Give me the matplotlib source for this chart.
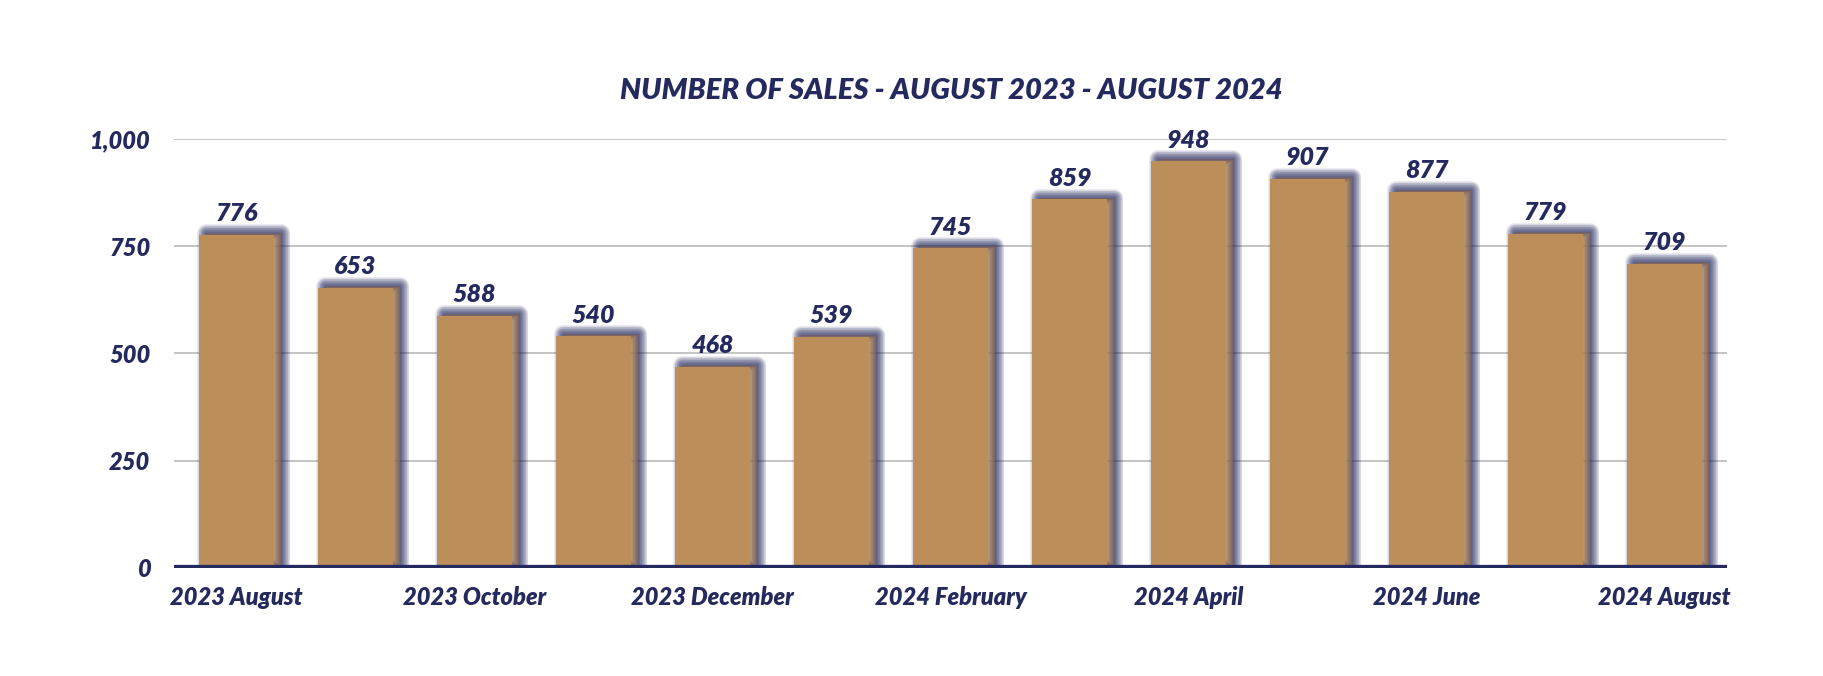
import matplotlib.pyplot as plt
import matplotlib.patheffects as pe
import numpy as np

# ─── data ──────────────────────────────────────────────────────────
months = ["2023 August", "2023 September", "2023 October", "2023 November",
          "2023 December", "2024 January", "2024 February", "2024 March",
          "2024 April", "2024 May", "2024 June", "2024 July", "2024 August"]
sales = [776, 653, 588, 540, 468, 539, 745, 859, 948, 907, 877, 779, 709]
yticks = [0, 250, 500, 750, 1000]

NAVY = "#252a5e"
GOLD = "#bc8e5a"
WEIGHT = "heavy"
FONT = dict(family="Lato", weight=WEIGHT, style="italic", color=NAVY)

fig = plt.figure(figsize=(18.24, 6.76), dpi=100)
ax = fig.add_axes([0.0954, 0.1598, 0.8514, 0.6346])

x = np.arange(len(sales))
bars = ax.bar(x, sales, width=0.63, color=GOLD, zorder=2)

# soft navy drop shadow, up and to the right (stacked translucent strokes)
shadow = [pe.Stroke(linewidth=w, foreground=NAVY, alpha=0.09,
                    offset=(4.8, 1.4), joinstyle="round")
          for w in range(13, 0, -1)]
for b in bars:
    b.set_path_effects(shadow + [pe.Normal()])

for xi, v in zip(x, sales):
    ax.annotate(f"{v:,}", (xi, v), xytext=(0, 7), textcoords="offset points",
                ha="center", va="bottom", fontsize=18, **FONT)

ax.set_xlim(-0.525, len(sales) - 0.475)
ax.set_ylim(0, 1000)
ax.set_yticks(yticks)
ax.set_yticklabels([f"{t:,}" for t in yticks])
ax.set_xticks(x[::2])
ax.set_xticklabels(months[::2])
for lab in ax.get_xticklabels() + ax.get_yticklabels():
    lab.set_fontfamily("Lato")
    lab.set_fontweight(WEIGHT)
    lab.set_fontstyle("italic")
    lab.set_color(NAVY)
    lab.set_fontsize(17)
ax.tick_params(axis="both", length=0)
ax.tick_params(axis="y", pad=17)
ax.tick_params(axis="x", pad=13)

ax.grid(axis="y", color="#b4b4b4", lw=1.1, zorder=0)
ax.set_axisbelow(True)
for s in ax.spines.values():
    s.set_visible(False)
ax.axhline(0, color=NAVY, lw=4.5, zorder=3)

fig.text(0.5214, 0.866, "NUMBER OF SALES - AUGUST 2023 - AUGUST 2024",
         ha="center", va="center", fontsize=21, **FONT)

fig.savefig("out.png", dpi=100, facecolor="white")
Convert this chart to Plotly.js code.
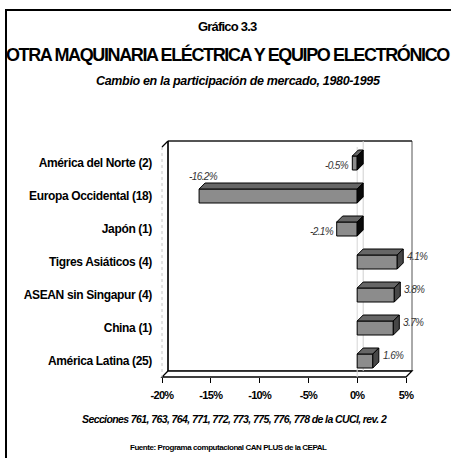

◆ ◆ ◆

Your task: Without including any pictures, print each record exactly.

Full answer:
Give me the matplotlib source for this chart.
import matplotlib.pyplot as plt
import matplotlib.patheffects as pe
import numpy as np

# ─── data ──────────────────────────────────────────────────────────
months = ["2023 August", "2023 September", "2023 October", "2023 November",
          "2023 December", "2024 January", "2024 February", "2024 March",
          "2024 April", "2024 May", "2024 June", "2024 July", "2024 August"]
sales = [776, 653, 588, 540, 468, 539, 745, 859, 948, 907, 877, 779, 709]
yticks = [0, 250, 500, 750, 1000]

NAVY = "#252a5e"
GOLD = "#bc8e5a"
WEIGHT = "heavy"
FONT = dict(family="Lato", weight=WEIGHT, style="italic", color=NAVY)

fig = plt.figure(figsize=(18.24, 6.76), dpi=100)
ax = fig.add_axes([0.0954, 0.1598, 0.8514, 0.6346])

x = np.arange(len(sales))
bars = ax.bar(x, sales, width=0.63, color=GOLD, zorder=2)

# soft navy drop shadow, up and to the right (stacked translucent strokes)
shadow = [pe.Stroke(linewidth=w, foreground=NAVY, alpha=0.09,
                    offset=(4.8, 1.4), joinstyle="round")
          for w in range(13, 0, -1)]
for b in bars:
    b.set_path_effects(shadow + [pe.Normal()])

for xi, v in zip(x, sales):
    ax.annotate(f"{v:,}", (xi, v), xytext=(0, 7), textcoords="offset points",
                ha="center", va="bottom", fontsize=18, **FONT)

ax.set_xlim(-0.525, len(sales) - 0.475)
ax.set_ylim(0, 1000)
ax.set_yticks(yticks)
ax.set_yticklabels([f"{t:,}" for t in yticks])
ax.set_xticks(x[::2])
ax.set_xticklabels(months[::2])
for lab in ax.get_xticklabels() + ax.get_yticklabels():
    lab.set_fontfamily("Lato")
    lab.set_fontweight(WEIGHT)
    lab.set_fontstyle("italic")
    lab.set_color(NAVY)
    lab.set_fontsize(17)
ax.tick_params(axis="both", length=0)
ax.tick_params(axis="y", pad=17)
ax.tick_params(axis="x", pad=13)

ax.grid(axis="y", color="#b4b4b4", lw=1.1, zorder=0)
ax.set_axisbelow(True)
for s in ax.spines.values():
    s.set_visible(False)
ax.axhline(0, color=NAVY, lw=4.5, zorder=3)

fig.text(0.5214, 0.866, "NUMBER OF SALES - AUGUST 2023 - AUGUST 2024",
         ha="center", va="center", fontsize=21, **FONT)

fig.savefig("out.png", dpi=100, facecolor="white")
Convert this chart to Plotly.js code.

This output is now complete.